Stories of Scale is a content series we’re doing with startup participants from our conference in a partnership with EQT Ventures, sharing growth stories and lessons from industry insiders centered around 4 pillars: technology, business, human optimization, and communication.
During our TNW Conference in Amsterdam, we sat down with Perry Oostdam, co-founder of Recruitee. With powerful features that boost flexibility and connectivity, the recruitment software allows users to streamline their hiring practices. In less than two years, the company has attracted clients in over 56 countries and reports over 5,000 daily active users.
After a brief foray into the app market of gamification with their company, GeoRun, the founders – Perry Oostdam and Pawel Smoczyk – wanted to take on a bigger challenge.
In our talk with Perry, we learned how Recruitee used an obsession with tracking metrics to its advantage, and how they created their own ones, allowing them to more successfully navigate the competitive SaaS industry and overcome the difficulties of scaling in SaaS.
Bootstrapping and cold calling
“I met my co-founder 5 years ago – Pawel Smoczyk. He’s based in Poland and I met him online on founder2be.com, a kind of matchmaking platform for entrepreneurs, and we were both looking for a co-founder and wanted to run an IT company, and he had the idea to start a mobile gaming company – G.P.S. games – and I found it really interesting so we met up.”
“My first response was like, ‘Hey, from mobile games to recruitment software it’s boring’, but we said ‘boring or sexy is not on the criteria list, or you know, exciting’. So, it was a clear customer pain. We knew how to be different, we looked at the markets already like three years ago, we found it to be very revolutionary.” This identification of a problem in the SaaS market and the formulation of their MVP was followed by lots of manual labor and determination.

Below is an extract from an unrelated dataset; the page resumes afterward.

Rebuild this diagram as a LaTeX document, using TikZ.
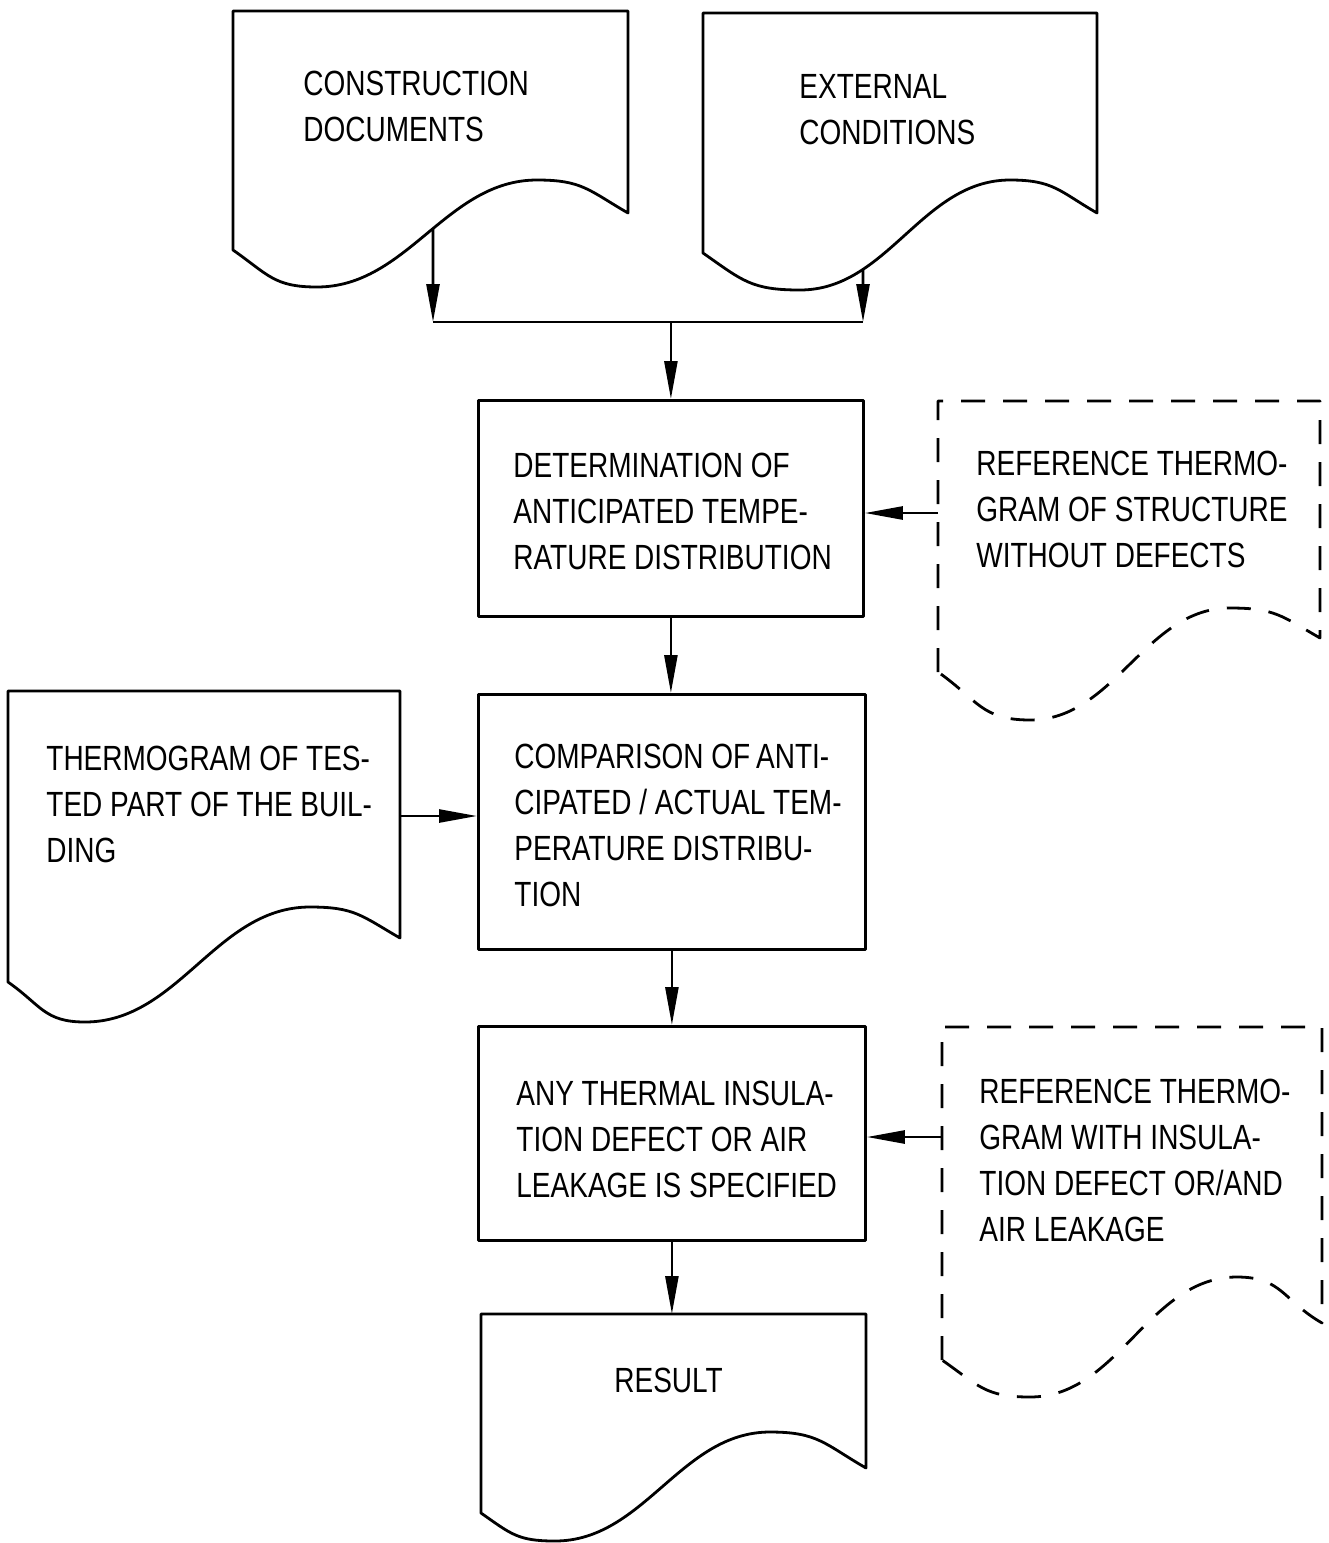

Attending a startup forum at RockStart Answers, Perry asked the following to the audience of attendees, “How do we get 300 beta users to start testing it and have a really objective opinion on the feasibility of this model?” Someone said, ‘Just keep calling until you have that number’ and I thought ‘Hey, why not?’ So we scraped a couple of job boards and we had 50,000 leads: name, job title, phone number, email, the number of jobs they have, and we started calling. You have to learn a lot as you go because you hear 90 percent no in cold calling. It’s hard, but if you practice your pitch, you get a feeling of the market and you know how to be different over the phone.”
The founding partners also sat down to work out a list of 30 criteria on which they could score their team members. “These criteria relate to the mind, to the culture – so you could say the brains, the heart, and the performance. I score all these criteria within our template and I compare them over time, every month or two months or three months, sit down, and see how their overall score is evolving and if they’re getting better in certain aspects or going down in certain aspects.”
Building software that will stand out
“We’re facing a market which is highly competitive – the applicant tracking software market is, I think at least from my research, by far the most competitive market. If you just look at the bids it’s just more favorable in other industries, so the biggest challenge for us is to be different in this industry.” Perry goes on to say, “the only thing to do, I think for us at this point, is to hire the right people that care about that and take your piece of the business to be different.”
With the intent to improve the performance tracking internally, Perry shares a metric they created, which they call the MRRac (the acquisition cost of one new euro MRR): “We look at your cost over certain channels. For instance, you spend $6,000 a month on Google, and you look at how much monthly recurring revenue is coming from that channel a month later or two months later from that campaign. With $1,000 of monthly revenue coming back, we know our MRRac is 6.”
“It is basically the earn back time on your spending, and by making such a metric we can suddenly compare all the channels; you can compare Google, Facebook… You can even compare the effectiveness of sales guys.”
This analytical approach was also applied when hiring employees and taking on a remote CTO, the founders moved ahead with someone who was the right fit for the team. Perry believes that as long as both parties are open to it and if “you force yourself into these remote working structures, then even your team is scalable just like your sales are scalable.” He continues, “The only thing we can base performance on from the CTO’s perspective is looking at the codes he’s posting at the end of the week and seeing ‘OK, there’s nothing to improve, and everything is delivered on time.’”
Getting from cold to warm leads
Demonstrating their dedication to the lean startup approach, Perry tells us how the founders identified 10 criteria that they would try to test out, including being international, no sales meetings, ensure we go on a bike and meet clients if needed, but sales meetings shouldn’t be required to sell.” Adding to this, he mentions, “We really don’t do any physical meetings; we meet everyone over Skype. This is why we can stay very competitive in pricing and really aim for scaling internationally.”
Even during the early days of the company, Perry wasn’t sure if their ideas would be a success amongst their list of criteria for conducting a sustainable and profitable business.
“It’s really great to see that from Amsterdam and Poznan we were able to acquire users worldwide, you know, via inbound marketing, via ads and just holding on to those initial criteria, really making it scalable, that’s a lot of fun.”